Beneath this line sits some data. Return only its lines from the one holding "Convert this chart to Plotly code." through the one holding "fig = go.Figure()", inclusive, exactly, with the images removed.

## Given entries
-- BEGIN --

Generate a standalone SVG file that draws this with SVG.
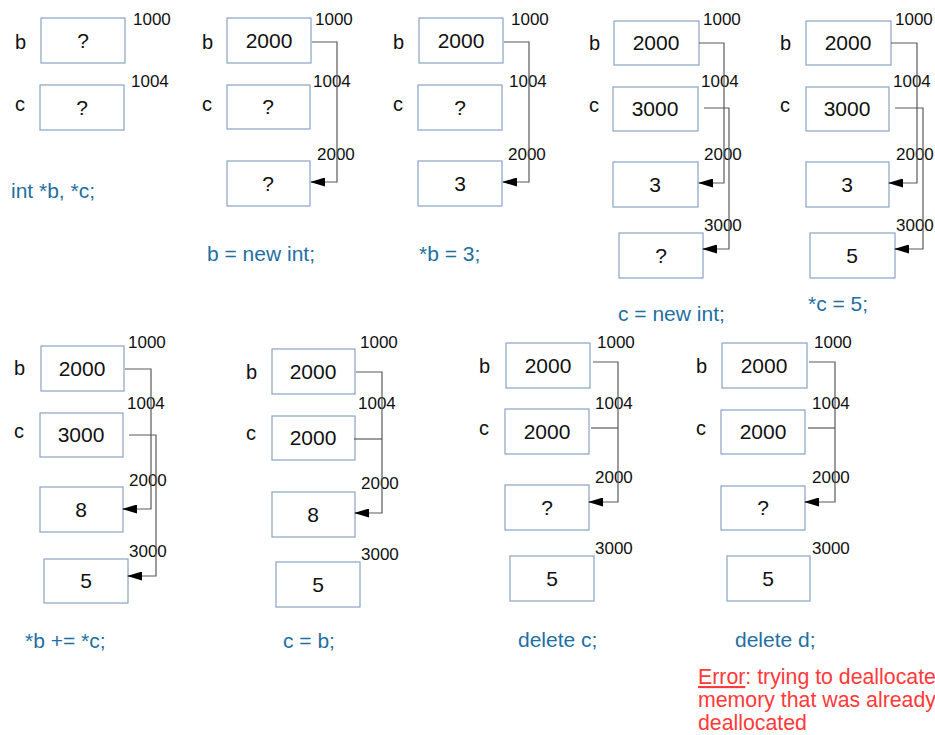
<svg xmlns="http://www.w3.org/2000/svg" width="935" height="735" viewBox="0 0 935 735">
<style>
.box{fill:#fff;stroke:#94aac8;stroke-width:1.3}
text{font-family:"Liberation Sans",Arial,sans-serif;fill:#111}
.val{font-size:21px;text-anchor:middle}
.addr{font-size:17px}
.var{font-size:20px}
.cap{font-size:21px;fill:#1f6fa3}
.err{font-size:21.3px;fill:#ff3a3a}
.conn{fill:none;stroke:#5a5a5a;stroke-width:1.2}
</style>
<defs>
<marker id="ah" markerUnits="userSpaceOnUse" markerWidth="15" markerHeight="9" refX="14" refY="4.5" orient="auto">
<path d="M0,0 L15,4.5 L0,9 z" fill="#000"/>
</marker>
</defs>
<rect width="935" height="735" fill="#fff"/>

<!-- Panel 1 -->
<g id="p1">
<text class="var" x="15" y="49">b</text><text class="var" x="15" y="111">c</text>
<g id="p1-b"><rect class="box" x="41" y="18" width="84" height="45"/><text class="val" x="83" y="48">?</text></g>
<g id="p1-c"><rect class="box" x="40" y="85" width="84" height="45"/><text class="val" x="82" y="115">?</text></g>
<text class="addr" x="133" y="25">1000</text><text class="addr" x="131" y="87">1004</text>
<text class="cap" x="11" y="198">int *b, *c;</text>
</g>

<!-- Panel 2 -->
<g id="p2">
<text class="var" x="202" y="49">b</text><text class="var" x="202" y="111">c</text>
<g id="p2-b"><rect class="box" x="227" y="18" width="84" height="45"/><text class="val" x="269" y="48">2000</text></g>
<g id="p2-c"><rect class="box" x="227" y="85" width="83" height="44"/><text class="val" x="268" y="114">?</text></g>
<g id="p2-m"><rect class="box" x="227" y="161" width="83" height="45"/><text class="val" x="268" y="191">?</text></g>
<text class="addr" x="315" y="25">1000</text><text class="addr" x="313" y="87">1004</text><text class="addr" x="317" y="160">2000</text>
<text class="cap" x="207" y="261">b = new int;</text>
</g>

<!-- Panel 3 -->
<g id="p3">
<text class="var" x="393" y="49">b</text><text class="var" x="393" y="111">c</text>
<g id="p3-b"><rect class="box" x="419" y="18" width="84" height="45"/><text class="val" x="461" y="48">2000</text></g>
<g id="p3-c"><rect class="box" x="418" y="85" width="84" height="45"/><text class="val" x="460" y="115">?</text></g>
<g id="p3-m"><rect class="box" x="418" y="161" width="84" height="45"/><text class="val" x="460" y="191">3</text></g>
<text class="addr" x="511" y="25">1000</text><text class="addr" x="509" y="87">1004</text><text class="addr" x="508" y="160">2000</text>
<text class="cap" x="419" y="261">*b = 3;</text>
</g>

<!-- Panel 4 -->
<g id="p4">
<text class="var" x="589" y="50">b</text><text class="var" x="589" y="112">c</text>
<g id="p4-b"><rect class="box" x="614" y="21" width="85" height="44"/><text class="val" x="656" y="50">2000</text></g>
<g id="p4-c"><rect class="box" x="613" y="87" width="85" height="44"/><text class="val" x="655" y="116">3000</text></g>
<g id="p4-m1"><rect class="box" x="613" y="162" width="85" height="45"/><text class="val" x="655" y="192">3</text></g>
<g id="p4-m2"><rect class="box" x="619" y="233" width="84" height="45"/><text class="val" x="661" y="263">?</text></g>
<text class="addr" x="703" y="25">1000</text><text class="addr" x="701" y="87">1004</text><text class="addr" x="704" y="160">2000</text><text class="addr" x="704" y="231">3000</text>
<text class="cap" x="618" y="321">c = new int;</text>
</g>

<!-- Panel 5 -->
<g id="p5">
<text class="var" x="780" y="50">b</text><text class="var" x="780" y="112">c</text>
<g id="p5-b"><rect class="box" x="806" y="21" width="85" height="44"/><text class="val" x="848" y="50">2000</text></g>
<g id="p5-c"><rect class="box" x="806" y="87" width="83" height="44"/><text class="val" x="847" y="116">3000</text></g>
<g id="p5-m1"><rect class="box" x="806" y="162" width="83" height="45"/><text class="val" x="847" y="192">3</text></g>
<g id="p5-m2"><rect class="box" x="810" y="233" width="85" height="45"/><text class="val" x="852" y="263">5</text></g>
<text class="addr" x="895" y="25">1000</text><text class="addr" x="893" y="87">1004</text><text class="addr" x="896" y="160">2000</text><text class="addr" x="896" y="231">3000</text>
<text class="cap" x="808" y="311">*c = 5;</text>
</g>

<!-- Panel 6 -->
<g id="p6">
<text class="var" x="14" y="375">b</text><text class="var" x="14" y="438">c</text>
<g id="p6-b"><rect class="box" x="41" y="346" width="83" height="45"/><text class="val" x="82" y="376">2000</text></g>
<g id="p6-c"><rect class="box" x="40" y="413" width="83" height="44"/><text class="val" x="81" y="442">3000</text></g>
<g id="p6-m1"><rect class="box" x="40" y="487" width="83" height="45"/><text class="val" x="81" y="517">8</text></g>
<g id="p6-m2"><rect class="box" x="44" y="559" width="84" height="44"/><text class="val" x="86" y="588">5</text></g>
<text class="addr" x="128" y="348">1000</text><text class="addr" x="127" y="409">1004</text><text class="addr" x="129" y="486">2000</text><text class="addr" x="129" y="557">3000</text>
<text class="cap" x="25" y="648">*b += *c;</text>
</g>

<!-- Panel 7 -->
<g id="p7">
<text class="var" x="246" y="379">b</text><text class="var" x="246" y="440">c</text>
<g id="p7-b"><rect class="box" x="272" y="349" width="83" height="45"/><text class="val" x="313" y="379">2000</text></g>
<g id="p7-c"><rect class="box" x="272" y="416" width="83" height="44"/><text class="val" x="313" y="445">2000</text></g>
<g id="p7-m1"><rect class="box" x="272" y="492" width="83" height="45"/><text class="val" x="313" y="522">8</text></g>
<g id="p7-m2"><rect class="box" x="276" y="562" width="84" height="45"/><text class="val" x="318" y="592">5</text></g>
<text class="addr" x="360" y="348">1000</text><text class="addr" x="358" y="409">1004</text><text class="addr" x="361" y="489">2000</text><text class="addr" x="361" y="560">3000</text>
<text class="cap" x="283" y="648">c = b;</text>
</g>

<!-- Panel 8 -->
<g id="p8">
<text class="var" x="479" y="373">b</text><text class="var" x="479" y="435">c</text>
<g id="p8-b"><rect class="box" x="506" y="343" width="84" height="45"/><text class="val" x="548" y="373">2000</text></g>
<g id="p8-c"><rect class="box" x="505" y="409" width="84" height="45"/><text class="val" x="547" y="439">2000</text></g>
<g id="p8-m1"><rect class="box" x="505" y="485" width="84" height="45"/><text class="val" x="547" y="515">?</text></g>
<g id="p8-m2"><rect class="box" x="510" y="556" width="84" height="45"/><text class="val" x="552" y="586">5</text></g>
<text class="addr" x="597" y="348">1000</text><text class="addr" x="595" y="409">1004</text><text class="addr" x="595" y="483">2000</text><text class="addr" x="595" y="554">3000</text>
<text class="cap" x="518" y="647">delete c;</text>
</g>

<!-- Panel 9 -->
<g id="p9">
<text class="var" x="696" y="373">b</text><text class="var" x="696" y="435">c</text>
<g id="p9-b"><rect class="box" x="722" y="343" width="85" height="45"/><text class="val" x="764" y="373">2000</text></g>
<g id="p9-c"><rect class="box" x="721" y="410" width="84" height="44"/><text class="val" x="763" y="439">2000</text></g>
<g id="p9-m1"><rect class="box" x="721" y="486" width="84" height="44"/><text class="val" x="763" y="515">?</text></g>
<g id="p9-m2"><rect class="box" x="727" y="556" width="83" height="45"/><text class="val" x="768" y="586">5</text></g>
<text class="addr" x="814" y="348">1000</text><text class="addr" x="812" y="409">1004</text><text class="addr" x="812" y="483">2000</text><text class="addr" x="812" y="554">3000</text>
<text class="cap" x="735" y="647">delete d;</text>
<text class="err" x="698" y="684"><tspan text-decoration="underline">Error</tspan>: trying to deallocate</text>
<text class="err" x="698" y="707">memory that was already</text>
<text class="err" x="698" y="730">deallocated</text>
</g>

<!-- Connectors -->
<g id="connectors">
<path class="conn" d="M312,42 H337 V182 H311" marker-end="url(#ah)"/>
<path class="conn" d="M504,42 H529 V182 H503" marker-end="url(#ah)"/>
<path class="conn" d="M699,43 H724 V183 H699" marker-end="url(#ah)"/>
<path class="conn" d="M704,108 H729 V249 H703" marker-end="url(#ah)"/>
<path class="conn" d="M891,43 H917 V183 H889" marker-end="url(#ah)"/>
<path class="conn" d="M895,108 H923 V249 H895" marker-end="url(#ah)"/>
<path class="conn" d="M125,369 H151 V509 H123" marker-end="url(#ah)"/>
<path class="conn" d="M129,435 H156 V576 H128" marker-end="url(#ah)"/>
<path class="conn" d="M356,372 H382 V513 H355" marker-end="url(#ah)"/>
<path class="conn" d="M354,439 H382"/>
<path class="conn" d="M593,362 H618 V502 H589" marker-end="url(#ah)"/>
<path class="conn" d="M591,428 H618"/>
<path class="conn" d="M809,362 H835 V502 H805" marker-end="url(#ah)"/>
<path class="conn" d="M808,428 H835"/>
</g>
</svg>
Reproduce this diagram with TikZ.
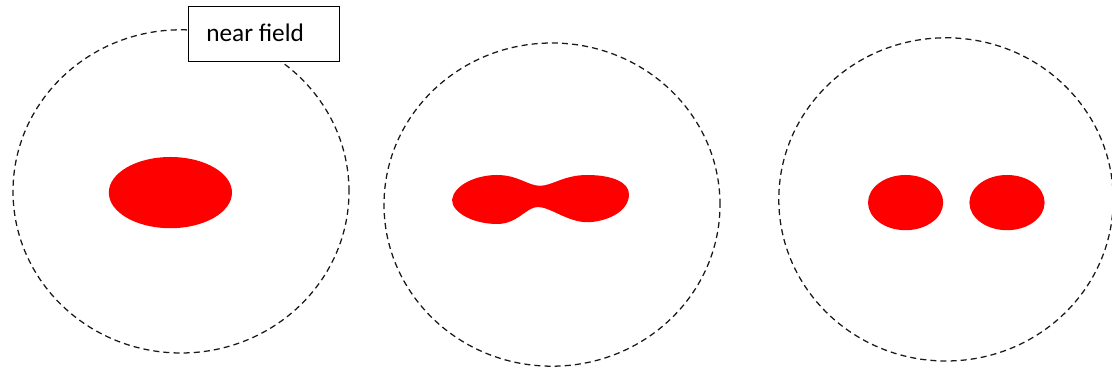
\documentclass[tikz,border=0pt]{standalone}
\usepackage{fontspec}
\setmainfont{Carlito}
\usepackage{tikz}
\usetikzlibrary{positioning}

\begin{document}
\begin{tikzpicture}[
		field/.style={draw=black!90, line width=0.9pt, dash pattern=on 4.3pt off 2.9pt},
		blob/.style={fill=red, draw=none},
		tag/.style={shape=rectangle, draw, fill=white, line width=0.7pt, minimum width=3.775cm, minimum height=1.375cm}]
			\useasboundingbox (0, 0) rectangle (27.8, 9.275);
			% Fields and sources:
			\draw[field] (4.525, 4.49) ellipse (4.2 and 4.04);
			\fill[blob] (4.26, 4.46) ellipse (1.54 and 0.89);
			\draw[field] (13.8, 4.16) ellipse (4.2 and 4.04);
			\fill[blob] (11.3, 4.28) .. controls (11.35, 4.65) and (11.9, 4.9) .. (12.425, 4.9)
				.. controls (12.95, 4.9) and (13.2, 4.63) .. (13.5, 4.63)
				.. controls (13.8, 4.63) and (14.1, 4.9) .. (14.675, 4.9)
				.. controls (15.3, 4.9) and (15.725, 4.72) .. (15.725, 4.42)
				.. controls (15.725, 3.95) and (15.1, 3.72) .. (14.675, 3.72)
				.. controls (14.2, 3.72) and (13.75, 4.1) .. (13.45, 4.1)
				.. controls (13.15, 4.1) and (12.95, 3.675) .. (12.425, 3.675)
				.. controls (11.85, 3.675) and (11.3, 3.95) .. cycle;
			\draw[field] (23.65, 4.29) ellipse (4.18 and 4.04);
			\fill[blob] (22.64, 4.21) ellipse (0.94 and 0.69);
			\fill[blob] (25.175, 4.21) ellipse (0.94 and 0.69);
			\node[tag](T1) at (6.5875, 8.4125){} node[anchor=west, inner sep=0pt, font=\fontsize{18pt}{22pt}\selectfont] (L1) at (5.15, 8.45){near field};
		\end{tikzpicture}
\end{document}
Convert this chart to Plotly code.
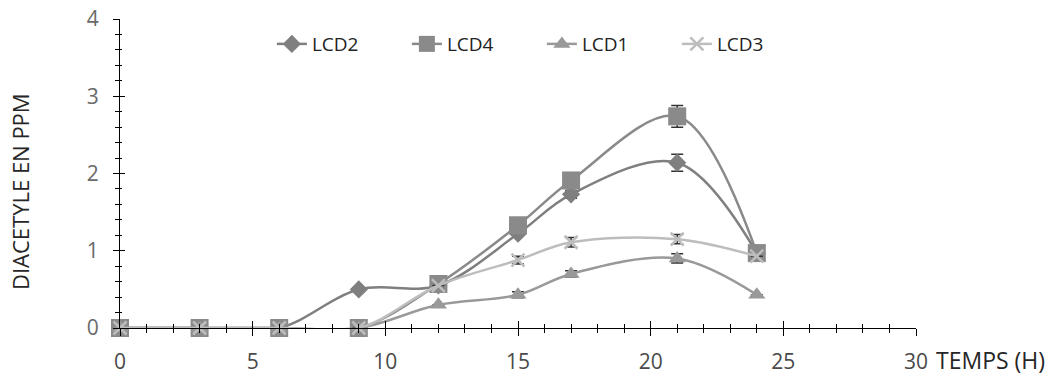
import plotly.graph_objects as go

hours = [0, 3, 6, 9, 12, 15, 17, 21, 24]
lcd2 = [0, 0, 0, 0.50, 0.55, 1.22, 1.73, 2.14, 0.97]
lcd2_err = [0, 0, 0, 0, 0, 0.03, 0.05, 0.11, 0]
lcd4 = [0, 0, 0, 0, 0.57, 1.33, 1.91, 2.74, 0.97]
lcd4_err = [0, 0, 0, 0, 0, 0, 0, 0.14, 0]
lcd1 = [0, 0, 0, 0, 0.30, 0.43, 0.70, 0.90, 0.43]
lcd1_err = [0, 0, 0, 0, 0, 0.04, 0.04, 0.06, 0]
lcd3 = [0, 0, 0, 0, 0.55, 0.88, 1.11, 1.15, 0.93]
lcd3_err = [0, 0, 0, 0, 0, 0.05, 0.06, 0.06, 0]

FONT = "Open Sans"
fig = go.Figure()

series = [
    ("LCD2", lcd2, lcd2_err, "#7f7f7f", "diamond", 14),
    ("LCD4", lcd4, lcd4_err, "#8a8a8a", "square", 18),
    ("LCD1", lcd1, lcd1_err, "#999999", "triangle-up", 15),
    ("LCD3", lcd3, lcd3_err, "#bdbdbd", "x-thin", 13),
]
for name, ys, err, col, sym, sz in series:
    marker = dict(symbol=sym, size=sz, color=col)
    if sym == "x-thin":
        marker["line"] = dict(color=col, width=2.5)
    fig.add_trace(go.Scatter(
        x=hours, y=ys, name=name, mode="lines+markers",
        line=dict(color=col, width=2.5, shape="spline", smoothing=1.0),
        marker=marker,
        error_y=dict(type="data", array=err, visible=True, color="#333333",
                     thickness=1.5, width=6),
        cliponaxis=False,
    ))

# invisible trace to materialise the overlay axes (crossing ticks)
fig.add_trace(go.Scatter(x=[None], y=[None], xaxis="x2", yaxis="y2",
                         showlegend=False, hoverinfo="skip"))

axis_common = dict(showgrid=False, zeroline=False, showline=True, automargin=False,
                   linecolor="#000000", linewidth=1.2, tickcolor="#000000")
fig.update_layout(
    width=1050, height=376,
    margin=dict(l=120, r=134, t=19, b=48),
    paper_bgcolor="white", plot_bgcolor="white",
    font=dict(family=FONT, size=16, color="#595959"),
    xaxis=dict(range=[0, 30], tickmode="linear", tick0=0, dtick=5,
               ticks="outside", ticklen=7, tickwidth=1.2, ticklabelstandoff=8,
               ticklabeloverflow="allow",
               minor=dict(dtick=1, ticks="outside", ticklen=4, tickcolor="#000000"),
               tickfont=dict(size=21, color="#4a4a4a"), **axis_common),
    yaxis=dict(range=[0, 4], tickmode="linear", tick0=0, dtick=1,
               ticks="outside", ticklen=6, tickwidth=1.2, ticklabelstandoff=10,
               ticklabeloverflow="allow",
               minor=dict(dtick=0.2, ticks="outside", ticklen=4, tickcolor="#000000"),
               tickfont=dict(size=21, color="#6a6a6a"), **axis_common),
    xaxis2=dict(range=[0, 30], overlaying="x", side="bottom", anchor="y",
                tickmode="linear", tick0=0, dtick=5, ticks="inside", ticklen=7,
                tickwidth=1.2, showticklabels=False,
                minor=dict(dtick=1, ticks="inside", ticklen=4, tickcolor="#000000"),
                **axis_common),
    yaxis2=dict(range=[0, 4], overlaying="y", side="left", anchor="x",
                tickmode="linear", tick0=0, dtick=1, ticks="inside", ticklen=5,
                tickwidth=1.2, showticklabels=False,
                minor=dict(dtick=0.2, ticks="inside", ticklen=2, tickcolor="#000000"),
                **axis_common),
    legend=dict(orientation="h", x=0.53, xanchor="center", y=0.919, yanchor="middle",
                font=dict(family=FONT, size=19, color="#222222"),
                bgcolor="rgba(255,255,255,0)", entrywidth=90, entrywidthmode="pixels"),
    annotations=[
        dict(text="DIACETYLE EN PPM", xref="paper", yref="paper", x=-0.1256, y=0.44,
             textangle=-90, showarrow=False, xanchor="center", yanchor="middle",
             font=dict(family=FONT, size=22, color="#262626")),
        dict(text="TEMPS (H)", xref="paper", yref="paper", x=1.022, y=0,
             showarrow=False, xanchor="left", yanchor="top", yshift=-14,
             font=dict(family=FONT, size=23, color="#262626")),
    ],
)

fig.write_html("out.html", config={"displayModeBar": False},
               post_script="document.body.style.margin='0';")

-- END --

## Answer
Convert this chart to Plotly code.
import plotly.graph_objects as go

hours = [0, 3, 6, 9, 12, 15, 17, 21, 24]
lcd2 = [0, 0, 0, 0.50, 0.55, 1.22, 1.73, 2.14, 0.97]
lcd2_err = [0, 0, 0, 0, 0, 0.03, 0.05, 0.11, 0]
lcd4 = [0, 0, 0, 0, 0.57, 1.33, 1.91, 2.74, 0.97]
lcd4_err = [0, 0, 0, 0, 0, 0, 0, 0.14, 0]
lcd1 = [0, 0, 0, 0, 0.30, 0.43, 0.70, 0.90, 0.43]
lcd1_err = [0, 0, 0, 0, 0, 0.04, 0.04, 0.06, 0]
lcd3 = [0, 0, 0, 0, 0.55, 0.88, 1.11, 1.15, 0.93]
lcd3_err = [0, 0, 0, 0, 0, 0.05, 0.06, 0.06, 0]

FONT = "Open Sans"
fig = go.Figure()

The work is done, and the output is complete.